= Dataset excerpt =
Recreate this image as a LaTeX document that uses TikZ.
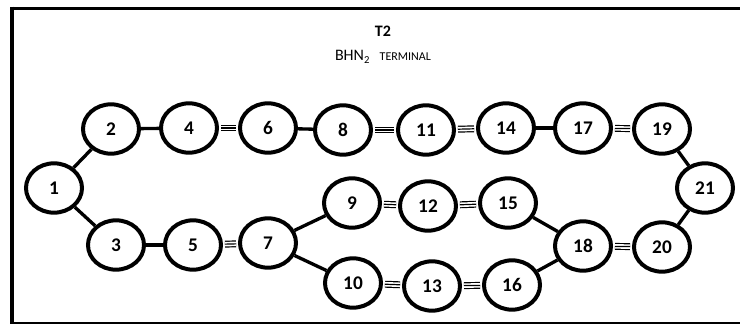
\documentclass[tikz,border=0pt]{standalone}
\usepackage{fontspec}
\setmainfont{Carlito}
\usetikzlibrary{shapes.geometric}

\begin{document}
\begin{tikzpicture}[x=0.75pt, y=-0.75pt,
    station/.style={ellipse, draw, line width=3pt, minimum width=42pt, minimum height=37pt,
        inner sep=0pt, font=\fontsize{14.5}{16}\selectfont\bfseries},
    link/.style={line width=2.5pt},
    bondout/.style={double distance=3.4pt, line width=0.9pt, shorten <=1.5pt, shorten >=1.5pt},
    bondmid/.style={line width=0.9pt, shorten <=1.5pt, shorten >=1.5pt}]
    \useasboundingbox (0,0) rectangle (740,325);

    % Frame (open on the right)
    \draw[line width=3pt] (12,6.5) -- (12,324);
    \draw[line width=2.25pt] (10,8.5) -- (740,8.5);
    \draw[line width=1.5pt] (10,323) -- (740,323);

    % Title
    \node[font=\fontsize{12}{14}\selectfont\bfseries] (title) at (383,31) {T2};
    \node[font=\fontsize{12}{14}\selectfont] (terminal) at (383,57)
        {BHN\textsubscript{2}\hspace{0.6em}{\fontsize{9}{10}\selectfont TERMINAL}};

    % Stations
    \foreach \n/\x/\y in {1/54/188, 2/111/129, 3/116/245, 4/189/128, 5/193/245,
        6/268/128, 7/268/243, 8/343/130, 9/352/203, 10/353/283, 11/426/130,
        12/428/206, 13/432/286, 14/506/128, 15/508/203, 16/512/285, 17/583/128,
        18/583/246, 19/662/129, 20/662/247, 21/705/188}
        \node[station] (st\n) at (\x,\y) {\n};

    % Single links
    \foreach \a/\b in {1/2, 1/3, 2/4, 6/8, 14/17, 19/21, 21/20, 3/5, 7/9, 7/10, 15/18, 16/18}
        \draw[link] (st\a) -- (st\b);

    % Triple links
    \foreach \a/\b in {4/6, 8/11, 11/14, 17/19, 5/7, 9/12, 12/15, 10/13, 13/16, 18/20} {
        \draw[bondout] (st\a) -- (st\b);
        \draw[bondmid] (st\a) -- (st\b);
    }
\end{tikzpicture}
\end{document}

= Written task =
Every line is to be duplicated exactly, though pictures stay out.

= Result =
Recreate this image as a LaTeX document that uses TikZ.
\documentclass[tikz,border=0pt]{standalone}
\usepackage{fontspec}
\setmainfont{Carlito}
\usetikzlibrary{shapes.geometric}

\begin{document}
\begin{tikzpicture}[x=0.75pt, y=-0.75pt,
    station/.style={ellipse, draw, line width=3pt, minimum width=42pt, minimum height=37pt,
        inner sep=0pt, font=\fontsize{14.5}{16}\selectfont\bfseries},
    link/.style={line width=2.5pt},
    bondout/.style={double distance=3.4pt, line width=0.9pt, shorten <=1.5pt, shorten >=1.5pt},
    bondmid/.style={line width=0.9pt, shorten <=1.5pt, shorten >=1.5pt}]
    \useasboundingbox (0,0) rectangle (740,325);

    % Frame (open on the right)
    \draw[line width=3pt] (12,6.5) -- (12,324);
    \draw[line width=2.25pt] (10,8.5) -- (740,8.5);
    \draw[line width=1.5pt] (10,323) -- (740,323);

    % Title
    \node[font=\fontsize{12}{14}\selectfont\bfseries] (title) at (383,31) {T2};
    \node[font=\fontsize{12}{14}\selectfont] (terminal) at (383,57)
        {BHN\textsubscript{2}\hspace{0.6em}{\fontsize{9}{10}\selectfont TERMINAL}};

    % Stations
    \foreach \n/\x/\y in {1/54/188, 2/111/129, 3/116/245, 4/189/128, 5/193/245,
        6/268/128, 7/268/243, 8/343/130, 9/352/203, 10/353/283, 11/426/130,
        12/428/206, 13/432/286, 14/506/128, 15/508/203, 16/512/285, 17/583/128,
        18/583/246, 19/662/129, 20/662/247, 21/705/188}
        \node[station] (st\n) at (\x,\y) {\n};

    % Single links
    \foreach \a/\b in {1/2, 1/3, 2/4, 6/8, 14/17, 19/21, 21/20, 3/5, 7/9, 7/10, 15/18, 16/18}
        \draw[link] (st\a) -- (st\b);

    % Triple links
    \foreach \a/\b in {4/6, 8/11, 11/14, 17/19, 5/7, 9/12, 12/15, 10/13, 13/16, 18/20} {
        \draw[bondout] (st\a) -- (st\b);
        \draw[bondmid] (st\a) -- (st\b);
    }
\end{tikzpicture}
\end{document}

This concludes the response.